(Directions for this task) Leave out the pictures, and write out exactly the lines from the beginning of the material to the line holding "7, 8, 9, 10]", that line included, and nothing else.

··· Dataset excerpt ···

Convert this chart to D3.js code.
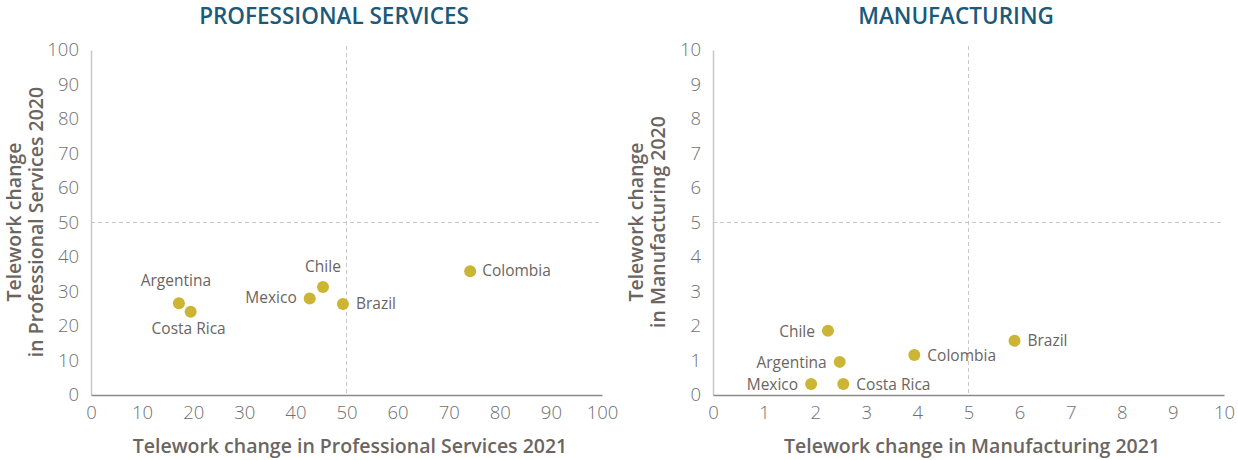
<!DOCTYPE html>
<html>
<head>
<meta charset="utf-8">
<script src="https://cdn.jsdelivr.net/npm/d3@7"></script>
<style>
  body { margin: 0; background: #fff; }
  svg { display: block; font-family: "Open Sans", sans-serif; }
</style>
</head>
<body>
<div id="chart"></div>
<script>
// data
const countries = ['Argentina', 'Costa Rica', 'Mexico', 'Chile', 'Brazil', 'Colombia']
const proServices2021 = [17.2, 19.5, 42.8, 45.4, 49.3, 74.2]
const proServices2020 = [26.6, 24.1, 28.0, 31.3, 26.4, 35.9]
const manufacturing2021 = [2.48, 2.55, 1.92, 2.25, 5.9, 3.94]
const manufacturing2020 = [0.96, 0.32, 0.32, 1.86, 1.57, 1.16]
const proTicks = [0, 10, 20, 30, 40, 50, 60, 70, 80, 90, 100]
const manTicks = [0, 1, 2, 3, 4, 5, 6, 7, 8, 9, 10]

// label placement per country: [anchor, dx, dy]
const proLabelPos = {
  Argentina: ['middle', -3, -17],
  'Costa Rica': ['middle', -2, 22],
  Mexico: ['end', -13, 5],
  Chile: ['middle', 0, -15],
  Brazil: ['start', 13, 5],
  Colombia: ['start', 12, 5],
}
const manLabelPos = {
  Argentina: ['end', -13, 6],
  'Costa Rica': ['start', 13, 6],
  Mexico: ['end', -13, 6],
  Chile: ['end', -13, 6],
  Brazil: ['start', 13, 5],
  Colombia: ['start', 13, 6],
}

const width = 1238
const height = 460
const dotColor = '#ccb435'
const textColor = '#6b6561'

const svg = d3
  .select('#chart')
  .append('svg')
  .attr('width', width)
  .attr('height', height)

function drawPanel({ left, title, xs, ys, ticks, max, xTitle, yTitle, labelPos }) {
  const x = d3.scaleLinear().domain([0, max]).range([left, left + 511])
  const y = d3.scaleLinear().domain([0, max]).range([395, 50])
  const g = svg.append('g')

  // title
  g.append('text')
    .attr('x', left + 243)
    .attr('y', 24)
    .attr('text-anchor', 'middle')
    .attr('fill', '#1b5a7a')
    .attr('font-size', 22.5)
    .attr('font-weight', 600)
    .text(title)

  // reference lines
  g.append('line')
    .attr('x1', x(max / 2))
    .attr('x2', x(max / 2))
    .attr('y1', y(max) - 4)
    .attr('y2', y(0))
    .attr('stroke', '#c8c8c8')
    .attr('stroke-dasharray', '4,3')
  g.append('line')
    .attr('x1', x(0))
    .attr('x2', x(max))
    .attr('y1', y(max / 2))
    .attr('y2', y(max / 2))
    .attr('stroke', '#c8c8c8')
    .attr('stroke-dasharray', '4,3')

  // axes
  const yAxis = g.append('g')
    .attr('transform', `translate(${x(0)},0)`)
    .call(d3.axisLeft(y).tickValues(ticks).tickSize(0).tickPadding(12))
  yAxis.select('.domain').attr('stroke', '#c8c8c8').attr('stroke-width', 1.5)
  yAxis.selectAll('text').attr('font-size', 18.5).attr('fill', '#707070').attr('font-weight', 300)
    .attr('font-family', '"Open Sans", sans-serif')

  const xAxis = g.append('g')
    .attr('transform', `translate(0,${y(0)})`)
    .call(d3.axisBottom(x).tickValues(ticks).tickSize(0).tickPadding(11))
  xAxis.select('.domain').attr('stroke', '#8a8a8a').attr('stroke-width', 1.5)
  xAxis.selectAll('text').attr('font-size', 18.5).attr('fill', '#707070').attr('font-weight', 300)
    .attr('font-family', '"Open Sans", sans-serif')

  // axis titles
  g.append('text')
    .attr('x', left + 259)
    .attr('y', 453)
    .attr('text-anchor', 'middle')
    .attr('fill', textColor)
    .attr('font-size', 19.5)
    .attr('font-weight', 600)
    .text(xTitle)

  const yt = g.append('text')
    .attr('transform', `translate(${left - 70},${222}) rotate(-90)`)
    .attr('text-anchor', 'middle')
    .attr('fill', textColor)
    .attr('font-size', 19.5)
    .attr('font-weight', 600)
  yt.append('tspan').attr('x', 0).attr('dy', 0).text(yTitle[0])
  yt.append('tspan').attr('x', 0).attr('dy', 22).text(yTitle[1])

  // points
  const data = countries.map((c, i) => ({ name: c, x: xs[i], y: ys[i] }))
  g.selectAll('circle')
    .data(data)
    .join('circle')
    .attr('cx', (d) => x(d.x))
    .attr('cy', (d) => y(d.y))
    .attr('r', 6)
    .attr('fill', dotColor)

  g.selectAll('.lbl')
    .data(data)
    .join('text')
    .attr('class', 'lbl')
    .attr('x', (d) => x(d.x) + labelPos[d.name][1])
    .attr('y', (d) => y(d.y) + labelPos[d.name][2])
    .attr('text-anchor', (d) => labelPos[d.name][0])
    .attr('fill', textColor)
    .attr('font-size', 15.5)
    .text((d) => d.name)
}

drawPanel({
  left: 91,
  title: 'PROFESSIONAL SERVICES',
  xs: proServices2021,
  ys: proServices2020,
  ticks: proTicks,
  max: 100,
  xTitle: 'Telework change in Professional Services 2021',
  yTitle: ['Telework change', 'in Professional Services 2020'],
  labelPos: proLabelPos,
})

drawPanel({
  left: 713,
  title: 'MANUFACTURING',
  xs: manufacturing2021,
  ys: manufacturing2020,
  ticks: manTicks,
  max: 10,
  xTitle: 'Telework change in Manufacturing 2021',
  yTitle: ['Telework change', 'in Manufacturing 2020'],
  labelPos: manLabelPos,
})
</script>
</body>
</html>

···

(Result of this task)
Convert this chart to D3.js code.
<!DOCTYPE html>
<html>
<head>
<meta charset="utf-8">
<script src="https://cdn.jsdelivr.net/npm/d3@7"></script>
<style>
  body { margin: 0; background: #fff; }
  svg { display: block; font-family: "Open Sans", sans-serif; }
</style>
</head>
<body>
<div id="chart"></div>
<script>
// data
const countries = ['Argentina', 'Costa Rica', 'Mexico', 'Chile', 'Brazil', 'Colombia']
const proServices2021 = [17.2, 19.5, 42.8, 45.4, 49.3, 74.2]
const proServices2020 = [26.6, 24.1, 28.0, 31.3, 26.4, 35.9]
const manufacturing2021 = [2.48, 2.55, 1.92, 2.25, 5.9, 3.94]
const manufacturing2020 = [0.96, 0.32, 0.32, 1.86, 1.57, 1.16]
const proTicks = [0, 10, 20, 30, 40, 50, 60, 70, 80, 90, 100]
const manTicks = [0, 1, 2, 3, 4, 5, 6, 7, 8, 9, 10]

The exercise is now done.